塗炭の苦しみ
ー奥さん、救急外来に行く
いつも元気な姿を見ている身内が、必死に痛みに堪えているところを見ると、いたたまれない気持ちになる。7日午後、奥さんが急に原因不明の腹痛を訴え、なかなか収まらないので、急ぎ救急外来を訪れた。普段、多少の痛みは大丈夫と言って我慢してしまうだけに、今回は異例だ。診断の結果、腹痛の一因は極度の便秘らしい。そう言えば、このところ、お通じが悪いと言っていた記憶がある。身内が苦しんでいるのに、何もしてやれない歯がゆさ。それに耐えるのは塗炭の苦しみだ。
無力感
病院で対処してもらった結果、奥さんは痛みからだいぶ解放されたようだ。診療が終わった直後は飲み薬の効果が現れておらず、奥さんは痛みが収まらないことにナーバスになっていたが、やがて薬が効きだし、ピーク時に比べ、具合が幾分良くなってきたようだ。表情もだいぶ和らいでいる。

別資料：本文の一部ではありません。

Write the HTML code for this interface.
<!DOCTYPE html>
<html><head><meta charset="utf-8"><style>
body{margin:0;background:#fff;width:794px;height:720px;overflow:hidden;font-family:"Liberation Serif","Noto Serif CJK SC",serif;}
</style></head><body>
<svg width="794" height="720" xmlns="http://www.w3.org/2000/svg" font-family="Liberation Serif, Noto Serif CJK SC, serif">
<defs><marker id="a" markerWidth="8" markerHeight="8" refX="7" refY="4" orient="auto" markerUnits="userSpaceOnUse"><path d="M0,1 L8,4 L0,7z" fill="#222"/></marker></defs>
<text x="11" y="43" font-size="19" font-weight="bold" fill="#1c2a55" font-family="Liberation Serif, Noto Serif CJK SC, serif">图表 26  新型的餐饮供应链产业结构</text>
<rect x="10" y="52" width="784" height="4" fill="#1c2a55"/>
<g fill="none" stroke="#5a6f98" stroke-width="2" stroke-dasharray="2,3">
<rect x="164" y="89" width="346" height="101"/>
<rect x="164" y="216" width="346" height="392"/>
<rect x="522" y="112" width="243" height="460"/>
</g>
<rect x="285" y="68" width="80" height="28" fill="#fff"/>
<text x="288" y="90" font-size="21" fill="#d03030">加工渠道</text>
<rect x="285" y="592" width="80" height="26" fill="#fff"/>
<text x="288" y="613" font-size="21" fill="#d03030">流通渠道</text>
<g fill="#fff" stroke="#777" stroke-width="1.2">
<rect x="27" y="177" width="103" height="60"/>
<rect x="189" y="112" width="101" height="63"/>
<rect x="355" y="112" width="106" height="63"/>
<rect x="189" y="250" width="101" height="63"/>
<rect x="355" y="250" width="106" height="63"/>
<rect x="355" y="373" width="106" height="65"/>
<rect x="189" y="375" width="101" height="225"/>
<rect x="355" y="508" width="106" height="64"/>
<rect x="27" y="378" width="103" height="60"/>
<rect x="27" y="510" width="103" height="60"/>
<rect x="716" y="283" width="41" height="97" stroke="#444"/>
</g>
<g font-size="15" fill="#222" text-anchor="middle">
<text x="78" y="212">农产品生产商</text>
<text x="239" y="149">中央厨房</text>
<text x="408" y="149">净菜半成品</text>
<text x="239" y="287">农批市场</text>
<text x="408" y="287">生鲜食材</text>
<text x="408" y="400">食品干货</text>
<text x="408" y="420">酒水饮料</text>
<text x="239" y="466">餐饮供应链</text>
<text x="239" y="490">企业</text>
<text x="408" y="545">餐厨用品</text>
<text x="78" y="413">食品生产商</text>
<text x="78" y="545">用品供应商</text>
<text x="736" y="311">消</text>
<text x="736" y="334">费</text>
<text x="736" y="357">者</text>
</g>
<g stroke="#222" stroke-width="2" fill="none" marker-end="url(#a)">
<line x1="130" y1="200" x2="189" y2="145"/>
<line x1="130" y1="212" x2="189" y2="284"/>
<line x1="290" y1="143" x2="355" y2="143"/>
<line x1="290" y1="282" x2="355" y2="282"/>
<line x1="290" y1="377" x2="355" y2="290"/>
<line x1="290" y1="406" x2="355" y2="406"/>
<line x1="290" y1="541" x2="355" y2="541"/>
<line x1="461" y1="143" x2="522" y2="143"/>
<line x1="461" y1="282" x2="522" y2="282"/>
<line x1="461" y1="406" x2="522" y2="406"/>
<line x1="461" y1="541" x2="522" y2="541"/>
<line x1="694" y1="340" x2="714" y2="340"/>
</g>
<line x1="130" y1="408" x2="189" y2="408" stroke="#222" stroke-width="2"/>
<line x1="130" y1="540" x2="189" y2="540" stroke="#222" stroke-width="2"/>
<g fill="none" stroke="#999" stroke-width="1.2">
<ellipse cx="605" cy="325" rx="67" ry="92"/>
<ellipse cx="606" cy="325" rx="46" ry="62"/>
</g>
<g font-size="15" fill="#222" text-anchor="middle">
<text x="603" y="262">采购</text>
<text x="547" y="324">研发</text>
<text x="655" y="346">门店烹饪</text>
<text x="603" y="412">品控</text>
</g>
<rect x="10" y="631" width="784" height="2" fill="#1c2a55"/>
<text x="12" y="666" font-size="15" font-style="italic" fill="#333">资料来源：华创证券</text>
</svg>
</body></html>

そんな様子に、奥さんが大病を患って手術を受けた2年前のことを思い出した。手術を終え、病室に運ばれるベッドの上で、「ありがとう」と言いながらも、苦しげな表情を浮かべていた奥さん。そのときも、代わってやることもできない無力さを感じ、いたたまれない気持ちだった。
父親も自分の無力感を味あわせてくれた一人だ。手術後、見舞いに行ったときの痛みに耐える姿は、これまで見たことがないほど弱々しかった。3、4年前のことだ。一方、先日手術した母親の場合は、新型コロナウイルス感染症対策で見舞うことができず、そこへの怒りが強かった。
教訓
奥さんの腹痛の一因になった便秘。この症状を甘く見ることなかれ。放っておくと、生命を危険にさらす事態になりかねないものらしい。予防策について説明してくれた看護師によると、水分の摂取と適度な運動が効果があるようだ。確かに、奥さんはあまり水分を摂りたがらない。
汗をかいて化粧が流れたり、トイレに行く頻度が増えたりするのが嫌だとか。その気持ちも決して分からなくもないが、それを蔑ろにすることで、こちらが塗炭の苦しみを味わうのは、どうか御免被りたい。厚生労働省によると、成人が必要とする水分量は1日当たり2.5リットルという。
奥さんはこれを実践するらしい。今回の腹痛が痛い教訓になったようだ。